We’ve only played the US twice. Philadelphia, a good couple years ago, was an absolute disaster. It was a terrible gig. It’s awful, because it’s not like taking a band and driving half an hour down the road to a venue, doing a bad gig and going home. Flying across the Atlantic, doing a bad gig and flying home…oh, that was a long trip home!
So we came back this year, and we played Nearfest. Which is quite a unique experience. But a great crowd.
Bill Kopp: If they didn’t know your music already, you probably gained a whole lot of new fans there.
Bruce Soord: We did, and you can tell. Especially with the modern prog connection, there’s a lot of people who wanted their sort of technical, difficult-to-describe music. And when we come along, with more melody and modern influences, I think some people didn’t get it. But most people did, and we got a great, great reaction. And everyone there was asking, “Why can’t you come and play my town?”
It’s really frustrating, because we’d love to just get on a bus and drive around America for a couple of months.
Bill Kopp: But that’s not practical, because the US is so spread out.
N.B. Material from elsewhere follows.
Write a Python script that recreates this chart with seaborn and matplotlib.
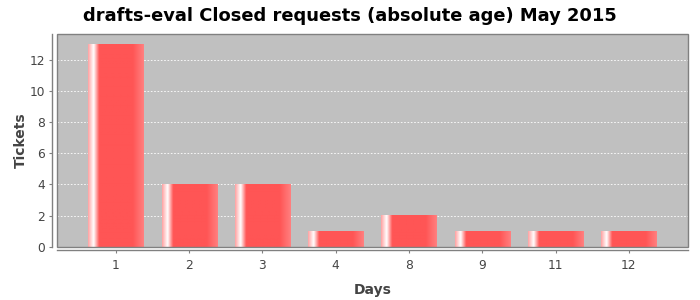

And in my experience, rock acts are less likely to come to this part of the country (southern Appalachia) because it’s harder to get people out for that sort of show.
There are exceptions. A couple of years ago Smashing Pumpkins came here (Asheville NC) and played five nights at the Orange Peel. But in general it’s often prohibitive for acts to tour all over. Even American acts.
Bruce Soord: I was talking to our manager about that. I was asking, “What do you do?” We’d go on a tour bus maybe around the Northeast, and then you sort of turn east and drive across land until you get to San Francisco and L.A.! So it’s bizarre.
I’d love to, though. I’ll have to speak to Steven Wilson, to see what they do. Because I know they do a lot of dates around the States.
Bill Kopp: Not to belabor the comparison, but I think that anyone who enjoys what Porcupine Tree does would be interested in what you’re doing. In the same way that someone who likes Pink Floyd might like Led Zeppelin.
Bruce Soord: [laughs] You’ve taken one of my quotes almost exactly! People keep saying the Porcupine Tree thing, or the Radiohead thing. And I say, yeah, well, in the rock arena we’re not really a million miles away compared to, say, Celine Dion. We still make completely different music, but…yeah.